* _Instruction_: Repeat what the lines below say, word for word, and skip every image.

##### Data provided

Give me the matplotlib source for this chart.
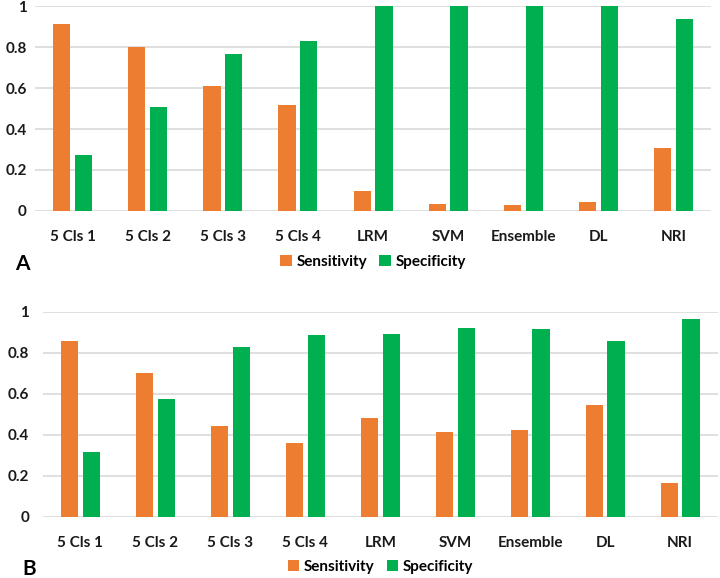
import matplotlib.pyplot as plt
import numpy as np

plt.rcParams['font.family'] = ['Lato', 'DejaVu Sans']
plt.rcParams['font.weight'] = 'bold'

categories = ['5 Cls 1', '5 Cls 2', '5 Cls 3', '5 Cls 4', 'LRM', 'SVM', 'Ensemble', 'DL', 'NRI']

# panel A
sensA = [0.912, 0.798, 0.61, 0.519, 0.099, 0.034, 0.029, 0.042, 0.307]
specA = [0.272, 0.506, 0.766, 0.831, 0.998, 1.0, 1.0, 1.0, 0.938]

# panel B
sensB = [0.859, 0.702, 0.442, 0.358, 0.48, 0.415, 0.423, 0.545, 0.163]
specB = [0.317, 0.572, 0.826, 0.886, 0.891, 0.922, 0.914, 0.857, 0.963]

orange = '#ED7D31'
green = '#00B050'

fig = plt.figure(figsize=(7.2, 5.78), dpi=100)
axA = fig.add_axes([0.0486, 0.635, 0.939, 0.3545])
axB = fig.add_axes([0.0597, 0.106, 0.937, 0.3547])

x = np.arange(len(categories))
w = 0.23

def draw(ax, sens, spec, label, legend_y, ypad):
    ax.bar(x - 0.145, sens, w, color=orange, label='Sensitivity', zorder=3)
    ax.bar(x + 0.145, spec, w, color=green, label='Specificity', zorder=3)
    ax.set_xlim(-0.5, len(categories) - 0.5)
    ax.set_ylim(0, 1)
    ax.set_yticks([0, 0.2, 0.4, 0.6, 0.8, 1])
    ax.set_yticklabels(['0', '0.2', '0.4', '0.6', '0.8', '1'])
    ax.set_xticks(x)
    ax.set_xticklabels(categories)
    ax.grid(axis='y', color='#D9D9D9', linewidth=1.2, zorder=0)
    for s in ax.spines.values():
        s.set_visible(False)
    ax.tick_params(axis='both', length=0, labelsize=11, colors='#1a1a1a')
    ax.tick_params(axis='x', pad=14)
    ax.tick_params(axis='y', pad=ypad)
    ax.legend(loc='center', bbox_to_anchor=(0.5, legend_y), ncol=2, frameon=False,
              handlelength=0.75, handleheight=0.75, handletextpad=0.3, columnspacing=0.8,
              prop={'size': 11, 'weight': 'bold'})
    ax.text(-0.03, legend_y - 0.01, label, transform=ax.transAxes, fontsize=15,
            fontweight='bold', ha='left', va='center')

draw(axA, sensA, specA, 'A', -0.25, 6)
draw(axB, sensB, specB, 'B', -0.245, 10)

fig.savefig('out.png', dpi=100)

##########

* _Final answer_:
Give me the matplotlib source for this chart.
import matplotlib.pyplot as plt
import numpy as np

plt.rcParams['font.family'] = ['Lato', 'DejaVu Sans']
plt.rcParams['font.weight'] = 'bold'

categories = ['5 Cls 1', '5 Cls 2', '5 Cls 3', '5 Cls 4', 'LRM', 'SVM', 'Ensemble', 'DL', 'NRI']

# panel A
sensA = [0.912, 0.798, 0.61, 0.519, 0.099, 0.034, 0.029, 0.042, 0.307]
specA = [0.272, 0.506, 0.766, 0.831, 0.998, 1.0, 1.0, 1.0, 0.938]

# panel B
sensB = [0.859, 0.702, 0.442, 0.358, 0.48, 0.415, 0.423, 0.545, 0.163]
specB = [0.317, 0.572, 0.826, 0.886, 0.891, 0.922, 0.914, 0.857, 0.963]

orange = '#ED7D31'
green = '#00B050'

fig = plt.figure(figsize=(7.2, 5.78), dpi=100)
axA = fig.add_axes([0.0486, 0.635, 0.939, 0.3545])
axB = fig.add_axes([0.0597, 0.106, 0.937, 0.3547])

x = np.arange(len(categories))
w = 0.23

def draw(ax, sens, spec, label, legend_y, ypad):
    ax.bar(x - 0.145, sens, w, color=orange, label='Sensitivity', zorder=3)
    ax.bar(x + 0.145, spec, w, color=green, label='Specificity', zorder=3)
    ax.set_xlim(-0.5, len(categories) - 0.5)
    ax.set_ylim(0, 1)
    ax.set_yticks([0, 0.2, 0.4, 0.6, 0.8, 1])
    ax.set_yticklabels(['0', '0.2', '0.4', '0.6', '0.8', '1'])
    ax.set_xticks(x)
    ax.set_xticklabels(categories)
    ax.grid(axis='y', color='#D9D9D9', linewidth=1.2, zorder=0)
    for s in ax.spines.values():
        s.set_visible(False)
    ax.tick_params(axis='both', length=0, labelsize=11, colors='#1a1a1a')
    ax.tick_params(axis='x', pad=14)
    ax.tick_params(axis='y', pad=ypad)
    ax.legend(loc='center', bbox_to_anchor=(0.5, legend_y), ncol=2, frameon=False,
              handlelength=0.75, handleheight=0.75, handletextpad=0.3, columnspacing=0.8,
              prop={'size': 11, 'weight': 'bold'})
    ax.text(-0.03, legend_y - 0.01, label, transform=ax.transAxes, fontsize=15,
            fontweight='bold', ha='left', va='center')

draw(axA, sensA, specA, 'A', -0.25, 6)
draw(axB, sensB, specB, 'B', -0.245, 10)

fig.savefig('out.png', dpi=100)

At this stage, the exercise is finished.